Somerset —
A recent Commonwealth Journal article put my brain in a tail spin. The article; PCHS Grade: Needs Improvement. I'm sure the writer was attempting to relay to the general public the condition of the Pulaski County High School and the attempts being made to improve it. Buried within the article was one paragraph describing what needs to be done to start addressing the problem, I think. Please allow me to quote it here:
“The first step in the process will be a leadership assessment conducted by KDE to determine the strengths and weaknesses of the school for the purpose of developing the strategies for this school's improvement application for improvement grant funding.”

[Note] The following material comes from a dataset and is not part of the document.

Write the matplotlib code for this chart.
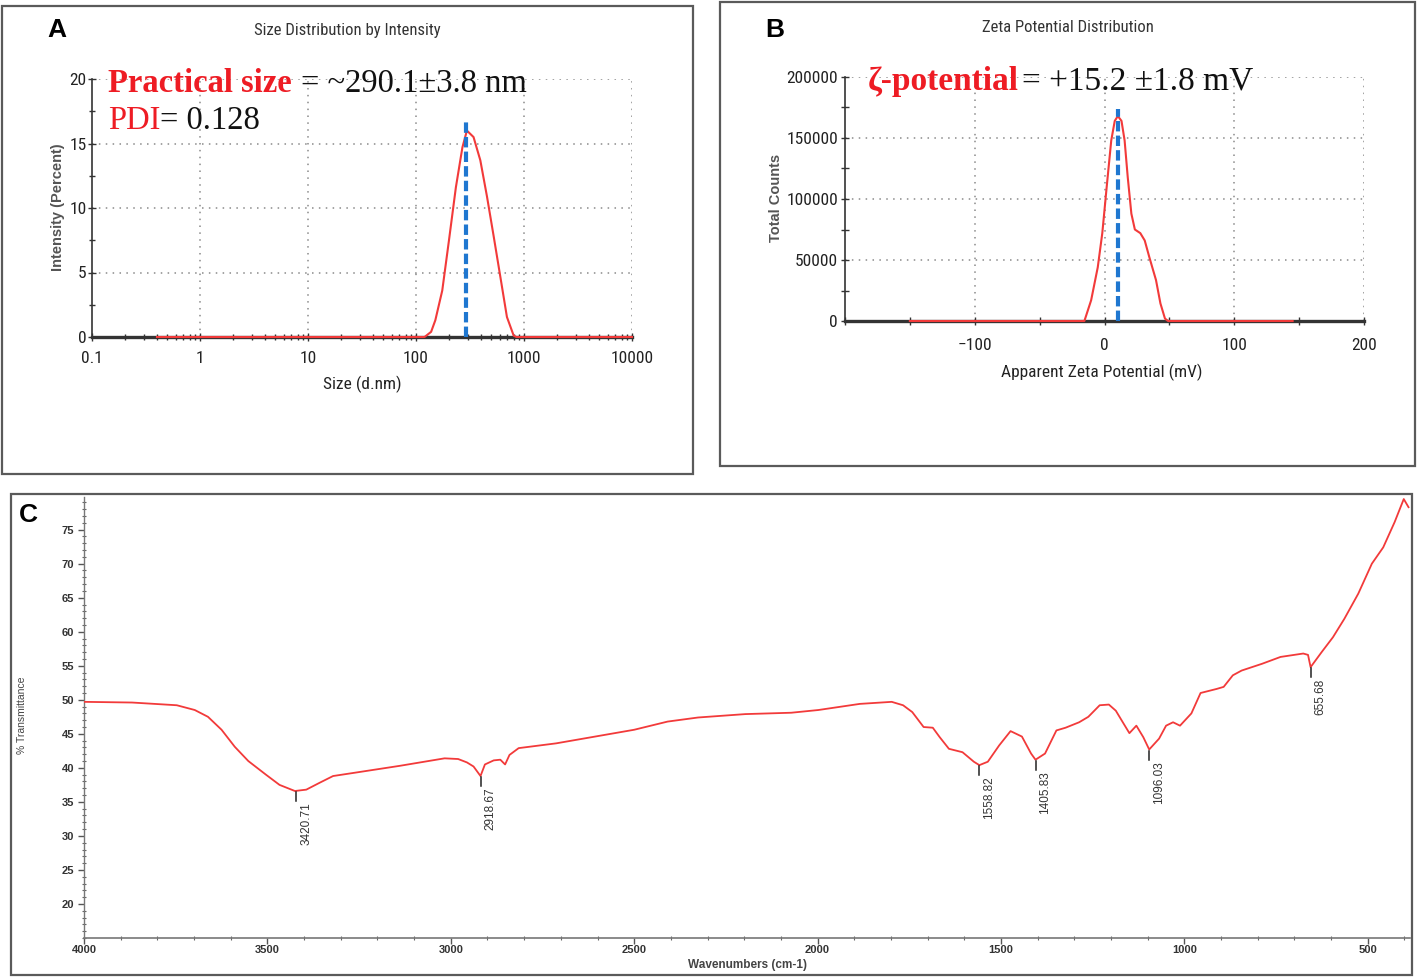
import numpy as np
import matplotlib
matplotlib.use('Agg')
import matplotlib.pyplot as plt
from matplotlib import font_manager as fm
from matplotlib.patches import Rectangle
from matplotlib.ticker import FixedLocator, FixedFormatter, MultipleLocator, NullFormatter, LogLocator

# ---------------- data ----------------
# Panel A: size distribution by intensity
size_nm = [0.4, 120, 138, 151, 175, 202, 234, 269, 296, 341, 394, 454, 524, 603, 695, 803, 850, 10000]
intensity = [0, 0, 0.4, 1.3, 3.6, 7.5, 11.6, 14.7, 16.0, 15.5, 13.7, 10.9, 7.8, 4.7, 1.55, 0.1, 0, 0]
size_peak = 290.1
size_peak_height = 16.8
size_xticks = [0.1, 1, 10, 100, 1000, 10000]
size_xlabels = ['0.1', '1', '10', '100', '1000', '10000']
size_yticks = [0, 5, 10, 15, 20]

# Panel B: zeta potential distribution
zeta_mv = [-150, -15.5, -10.3, -5.2, -1.7, 1.7, 5.2, 7.9, 10.3, 13.1, 15.5, 17.9, 20.7, 23.4,
           27.6, 31, 34.5, 39.7, 43.1, 46.6, 49, 145]
zeta_counts = [0, 0, 17000, 44000, 72000, 110000, 148000, 164000, 168000, 164000, 148000, 118000,
               88000, 75000, 72000, 66000, 52500, 33500, 14400, 2000, 0, 0]
zeta_peak = 10.5
zeta_peak_height = 174000
zeta_xticks = [-100, 0, 100, 200]
zeta_yticks = [0, 50000, 100000, 150000, 200000]

# Panel C: FTIR spectrum
wn = [4000, 3869, 3747, 3698, 3662, 3625, 3589, 3552, 3504, 3467, 3425, 3394, 3358, 3321, 3260,
      3139, 3017, 2980, 2956, 2938, 2919, 2907, 2883, 2865, 2852, 2840, 2815, 2713, 2500, 2409,
      2326, 2197, 2072, 1998, 1885, 1798, 1767, 1742, 1711, 1686, 1667, 1642, 1605, 1574, 1559,
      1536, 1505, 1474, 1443, 1418, 1406, 1380, 1349, 1324, 1287, 1262, 1231, 1206, 1187, 1168,
      1150, 1131, 1112, 1096, 1069, 1050, 1031, 1012, 981, 956, 912, 893, 868, 844, 788, 738,
      676, 663, 656, 626, 595, 564, 526, 489, 458, 427, 402, 389]
transmittance = [49.7, 49.6, 49.2, 48.5, 47.5, 45.6, 43.1, 41.0, 39.0, 37.5, 36.6, 36.8, 37.8, 38.8,
                 39.3, 40.3, 41.4, 41.3, 40.8, 40.2, 38.8, 40.5, 41.1, 41.2, 40.5, 41.9, 42.9, 43.6,
                 45.6, 46.8, 47.4, 47.9, 48.1, 48.5, 49.4, 49.7, 49.2, 48.2, 46.0, 45.9, 44.5, 42.8,
                 42.3, 40.9, 40.4, 40.9, 43.3, 45.4, 44.6, 42.1, 41.2, 42.1, 45.5, 45.9, 46.7, 47.5,
                 49.2, 49.3, 48.4, 46.7, 45.1, 46.2, 44.5, 42.7, 44.3, 46.2, 46.7, 46.2, 48.0, 51.0,
                 51.6, 51.9, 53.6, 54.3, 55.3, 56.3, 56.8, 56.6, 54.8, 57.0, 59.2, 61.9, 65.6, 70.0,
                 72.4, 76.1, 79.5, 78.3]
peak_wn = [3420.71, 2918.67, 1558.82, 1405.83, 1096.03, 655.68]
peak_labels = ['3420.71', '2918.67', '1558.82', '1405.83', '1096.03', '655.68']
ftir_xticks = [4000, 3500, 3000, 2500, 2000, 1500, 1000, 500]
ftir_yticks = [20, 25, 30, 35, 40, 45, 50, 55, 60, 65, 70, 75]

# ---------------- style helpers ----------------
def pick(names):
    for n in names:
        try:
            fm.findfont(fm.FontProperties(family=n), fallback_to_default=False)
            return n
        except Exception:
            pass
    return 'DejaVu Sans'

NARROW = pick(['Liberation Sans Narrow', 'Roboto Condensed', 'DejaVu Sans'])
SANS = pick(['Liberation Sans', 'DejaVu Sans'])
SERIF = pick(['Liberation Serif', 'DejaVu Serif'])

W, H = 1417, 977
fig = plt.figure(figsize=(W / 100, H / 100), dpi=100)
fig.patch.set_facecolor('white')

def fx(x):
    return x / W

def fy(y):
    return 1 - y / H

def box(x0, y0, x1, y1):
    fig.patches.append(Rectangle((fx(x0), fy(y1)), fx(x1) - fx(x0), fy(y0) - fy(y1),
                                 transform=fig.transFigure, fill=False, ec='#5a5a5a', lw=1.6))

def add_ax(x0, y0, x1, y1):
    return fig.add_axes([fx(x0), fy(y1), fx(x1) - fx(x0), fy(y0) - fy(y1)])

RED_LINE = '#f23a3a'
RED_TXT = '#ee1c24'
BLUE = '#1f77d0'
GRID = dict(color='#8a8a8a', lw=1.1, linestyle=(0, (1, 3.5)))

renderer = fig.canvas.get_renderer()

def chain(x, y, parts):
    xf = fx(x)
    for s, kw, gap in parts:
        t = fig.text(xf, fy(y), s, va='baseline', ha='left', **kw)
        bb = t.get_window_extent(renderer=renderer)
        xf = bb.x1 / W + fx(gap)

# ---------------- panel boxes ----------------
box(2, 6, 693, 474)
box(720, 2, 1415, 466)
box(11, 494, 1412, 975)

# ---------------- Panel A ----------------
axA = add_ax(92, 79, 632, 337)
axA.set_xscale('log')
axA.set_xlim(0.1, 10000)
axA.set_ylim(0, 20)
for v in size_xticks[1:]:
    axA.axvline(v, **GRID, zorder=0)
for v in size_yticks[1:]:
    axA.axhline(v, **GRID, zorder=0)
axA.plot(size_nm, intensity, color=RED_LINE, lw=1.5, zorder=4, clip_on=False)
axA.plot([size_peak, size_peak], [0, size_peak_height], color=BLUE, lw=3,
         linestyle=(0, (2.5, 1.0)), zorder=5)
for s in ['top', 'right']:
    axA.spines[s].set_visible(False)
axA.spines['left'].set_color('#333333')
axA.spines['left'].set_linewidth(1.2)
axA.spines['bottom'].set_color('#333333')
axA.spines['bottom'].set_linewidth(2.4)
axA.xaxis.set_major_locator(FixedLocator(size_xticks))
axA.xaxis.set_major_formatter(FixedFormatter(size_xlabels))
axA.xaxis.set_minor_locator(LogLocator(base=10, subs=np.arange(2, 10), numticks=20))
axA.xaxis.set_minor_formatter(NullFormatter())
axA.yaxis.set_major_locator(FixedLocator(size_yticks))
axA.yaxis.set_minor_locator(MultipleLocator(2.5))
axA.tick_params(axis='both', which='major', direction='inout', length=6, width=1, color='#333333',
                labelsize=12.5, labelcolor='#222222', labelfontfamily=NARROW)
axA.tick_params(axis='both', which='minor', direction='inout', length=4, width=1, color='#333333')
axA.tick_params(axis='x', pad=7)
axA.tick_params(axis='y', pad=1)
axA.set_facecolor('none')

fig.text(fx(347), fy(31), 'Size Distribution by Intensity', ha='center', va='center',
         fontsize=12, family=NARROW, color='#333333')
fig.text(fx(58), fy(207), 'Intensity (Percent)', ha='center', va='center', rotation=90,
         fontsize=10.5, family=SANS, fontweight='bold', color='#555555')
fig.text(fx(362), fy(384), 'Size (d.nm)', ha='center', va='center',
         fontsize=12.5, family=NARROW, color='#222222')
fig.text(fx(57), fy(30), 'A', ha='center', va='center', fontsize=19, family=SANS,
         fontweight='bold', color='black')
chain(108, 92, [('Practical size', dict(family=SERIF, fontsize=23.5, fontweight='bold', color=RED_TXT), 9),
                ('= ~290.1\u00b13.8 nm', dict(family=SERIF, fontsize=23.5, color='#111111'), 0)])
chain(108, 129, [('PDI', dict(family=SERIF, fontsize=23.5, color=RED_TXT), 0),
                 ('= 0.128', dict(family=SERIF, fontsize=23.5, color='#111111'), 0)])

# ---------------- Panel B ----------------
axB = add_ax(845, 77, 1364, 321)
axB.set_xlim(-200, 200)
axB.set_ylim(0, 200000)
for v in zeta_xticks:
    axB.axvline(v, **GRID, zorder=0)
for v in zeta_yticks[1:]:
    axB.axhline(v, **GRID, zorder=0)
axB.plot(zeta_mv, zeta_counts, color=RED_LINE, lw=1.5, zorder=4, clip_on=False)
axB.plot([zeta_peak, zeta_peak], [0, zeta_peak_height], color=BLUE, lw=3,
         linestyle=(0, (2.5, 1.0)), zorder=5)
for s in ['top', 'right']:
    axB.spines[s].set_visible(False)
axB.spines['left'].set_color('#333333')
axB.spines['left'].set_linewidth(1.2)
axB.spines['bottom'].set_color('#333333')
axB.spines['bottom'].set_linewidth(2.4)
axB.xaxis.set_major_locator(FixedLocator(zeta_xticks))
axB.xaxis.set_minor_locator(MultipleLocator(50))
axB.yaxis.set_major_locator(FixedLocator(zeta_yticks))
axB.yaxis.set_major_formatter(FixedFormatter([str(v) for v in zeta_yticks]))
axB.yaxis.set_minor_locator(MultipleLocator(25000))
axB.tick_params(axis='both', which='major', direction='inout', length=6, width=1, color='#333333',
                labelsize=12.5, labelcolor='#222222', labelfontfamily=NARROW)
axB.tick_params(axis='both', which='minor', direction='inout', length=6, width=1, color='#333333')
axB.tick_params(axis='x', pad=9)
axB.tick_params(axis='y', pad=2)
axB.set_facecolor('none')

fig.text(fx(1068), fy(28), 'Zeta Potential Distribution', ha='center', va='center',
         fontsize=12, family=NARROW, color='#333333')
fig.text(fx(776), fy(198), 'Total Counts', ha='center', va='center', rotation=90,
         fontsize=10.5, family=SANS, fontweight='bold', color='#555555')
fig.text(fx(1102), fy(372), 'Apparent Zeta Potential (mV)', ha='center', va='center',
         fontsize=12.5, family=NARROW, color='#222222')
fig.text(fx(775), fy(30), 'B', ha='center', va='center', fontsize=19, family=SANS,
         fontweight='bold', color='black')
chain(868, 90, [('\u03b6-potential', dict(family=SERIF, fontsize=24, fontweight='bold', color=RED_TXT), 3),
                ('= +15.2 \u00b11.8 mV', dict(family=SERIF, fontsize=24, color='#111111'), 0)])

# ---------------- Panel C ----------------
axC = add_ax(84, 497, 1410, 938)
axC.set_xlim(4000, 385)
axC.set_ylim(15, 79.8)
axC.plot(wn, transmittance, color=RED_LINE, lw=1.3, zorder=3)
for s in ['top', 'right']:
    axC.spines[s].set_visible(False)
axC.spines['left'].set_color('#777777')
axC.spines['bottom'].set_color('#777777')
axC.spines['left'].set_linewidth(1.0)
axC.spines['bottom'].set_linewidth(1.2)
axC.xaxis.set_major_locator(FixedLocator(ftir_xticks))
axC.xaxis.set_minor_locator(MultipleLocator(100))
axC.yaxis.set_major_locator(FixedLocator(ftir_yticks))
axC.yaxis.set_minor_locator(MultipleLocator(1))
axC.tick_params(axis='both', which='major', direction='out', length=4, width=1, color='#555555',
                labelsize=8, labelcolor='#333333')
axC.tick_params(axis='both', which='minor', direction='inout', length=2.5, width=0.8, color='#666666')
axC.tick_params(axis='x', pad=1)
axC.tick_params(axis='y', pad=3)
for lab in axC.get_xticklabels() + axC.get_yticklabels():
    lab.set_fontweight('bold')
    lab.set_family(SANS)
axC.set_facecolor('none')

wn_sorted = np.array(wn[::-1], dtype=float)
t_sorted = np.array(transmittance[::-1], dtype=float)
for p, lab in zip(peak_wn, peak_labels):
    ymin = float(np.interp(p, wn_sorted, t_sorted))
    axC.plot([p, p], [ymin - 0.2, ymin - 1.5], color='#222222', lw=1.1, zorder=4)
    axC.annotate(lab, xy=(p, ymin - 1.7), xytext=(7, 0), textcoords='offset points',
                 rotation=90, ha='center', va='top', fontsize=8.5, family=SANS, color='#333333')

fig.text(fx(22), fy(715), '% Transmittance', ha='center', va='center', rotation=90,
         fontsize=7.5, family=SANS, color='#444444')
fig.text(fx(747), fy(965), 'Wavenumbers (cm-1)', ha='center', va='center',
         fontsize=8.5, family=SANS, fontweight='bold', color='#444444')
fig.text(fx(28), fy(515), 'C', ha='center', va='center', fontsize=19, family=SANS,
         fontweight='bold', color='black')

fig.savefig('out.png', dpi=100, facecolor='white')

Let me see if I get this straight. When I hear words like “the first step,” it indicates to me there will be many more. To do a “leadership assessment” tells me there must be some kind of committee involved, appointed somewhere with the depths of the Kentucky Department of Education in Frankfort. Now, since the KDE does not believe the leaders at the Pulaski County High School level have the ability to determine the strengths and weaknesses of their teachers, programs and testing methods, the committee representatives must come to Pulaski County and instruct the leaders here on how to get their act together. Once the weaknesses have been identified, the committee will then assist the poor souls at the county level in developing strategies (carefully worked out plans) on how to overcome these weaknesses. Now, these carefully worked out plans must then be transferred to an application which will then be forwarded to Frankfort, to the people who appointed the committee. Someone within the bowels of the KDE will determine if these carefully worked out plans, which their committee helped develop, meet the guidelines of the NCLB (No Child Left Behind) Act, brainchild of Ted Kennedy and signed into law by George W. Bush in 2001. If the guidelines laid out by the federal government are met, the state will then provide the tax payer money to implement the “carefully worked out plans,” with limited assistance from the federal level which created this mess to begin with.
I'll stop my interpretation here; my eyes are starting to cross. I have called several friends and asked them to give me their thoughts on the above mentioned article, and without exception their response was: “I have no idea what they are trying to tell us.” It is eerily similar to many political speeches we are bombarded with. They're reasoning and terminologies are beyond the comprehension of the average, everyday citizen. Could this be intentional?
This is one of the reasons many conservatives believe the Federal Department of Education should be abolished and the NCLB Act repealed. Unfair pressure is being placed upon the local educators (teachers) to comply, and as a result, true education is being replaced with “teaching to the test.”
Why does this concern an older person like me? We are raising a great-grandchild and home schooling seems attractive. However, the Home School Legal Defense Association warns there is a move in Washington that would result in “de facto national education standards.” This would require parents who home school their children to teach certain government agenda issues. A report by William A. Estrada of the HSLDA's Federal Relations Office stated that “-national standards would remove control from local boards and districts and allow "unelected bureaucrats, not parents" to decide what subjects should be taught.
Parents pay taxes to the federal government which decides what the parents' children will be taught. The tax money will only trickle back down if and when the local school system implements the government mandated educational guidelines. Can we still call this a free nation?